For instance, I would be what most teachers call a 'typical' over-achieving student.  I adapt well to most teaching styles and try to take my own understanding of the subject matter above what is required (most of the time).  I learn best through active discussion, but also do well just reading and pondering.  Lecture and note taking are my most hated ways of learning, though.  I find it to be boring and tedious.  Ironically, I find lecture to be my preferred teaching method with discussion afterward.

Those things said, one thing I have found with my own teachers is that the good ones were always open to learning from their students, always offering encouragement and help, while the bad ones preferred to put down and humiliate their students.  It was always criticism, but never constructive.

My third grade teacher was the bad kind.  She was teaching us to write cursive and I, being left-handed, had horrible penmanship.  It's a fact that most of us lefties have scrawling handwriting because (unless we practice like hell) we are not properly taught how to adapt to a right-handed world of writing.

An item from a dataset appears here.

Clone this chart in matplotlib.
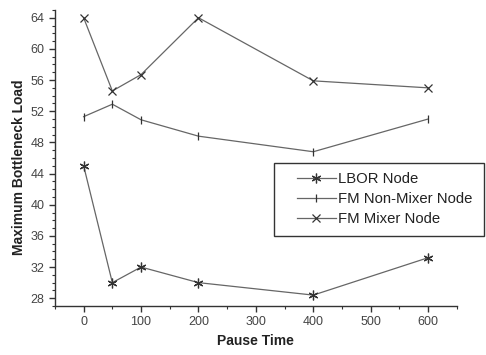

I distinctly remember my teacher humiliating me in front of the class by telling me that the boys had better handwriting and that left-handed people should have to learn with their right hand.  Oh, yes, she said those things to me in the late 1980's!  So, when I went home devastated at what happened and I told my mother, she called the school and had a conference with my teacher.

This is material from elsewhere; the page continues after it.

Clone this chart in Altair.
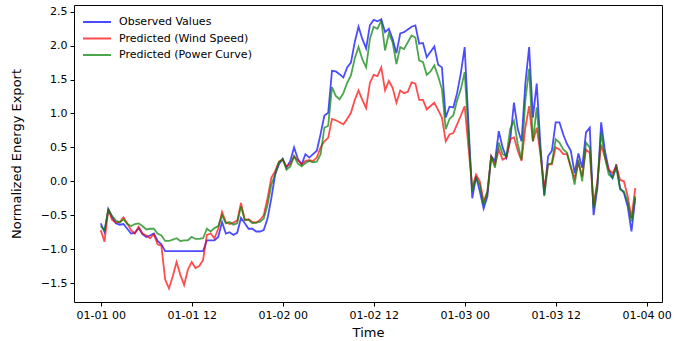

My mother is a very quiet and mild-mannered woman.  At 5'9" tall, she can be intimidating, but she chooses not to be.  When she met with my teacher that day, she scared the poor woman.  My teacher began the conference putting me down for simply being left-handed and went on from there, until my mother interrupted her in a quiet and waspish voice telling her that I got my left-handedness from her.

After that session, my teacher pretended like I didn't exist, so she also didn't go out of her way to hurt my feelings.  My mother came through like a champ, after that.  So very often, she wasn't supportive of me, but that particular time, she suggested that I take a book off of the shelf and just begin copying it, focusing on my penmanship, going slowly, and finding my best writing position.  She promised to keep in me in pencil and paper if I promised to practice.  And practice I did!!  Now, with the exception of no slant at all, my handwriting is a neat and legible as any right-handed person's.

As a teacher, I learned at the tender age of ten, to adapt to my students.  Yes, I was ten when I was selected to be a teacher's aid for the resource class for handicapped kids.  I was assigned to a girl named Janice who was severely mentally retarded.  Not only did she have learning difficulties, but she also had a severe speech impediment among many other physical handicaps.

Janice and I worked all year on learning shapes, colors, a bit of reading, and numbers as well as improving her speech.  Very quickly I came to love that girl.  While she had so many handicaps, she also loved learning.  From her I learned that it didn't matter how easily it came, it was that the learning came.  I learned that baby steps in learning were just as important as giant leaps.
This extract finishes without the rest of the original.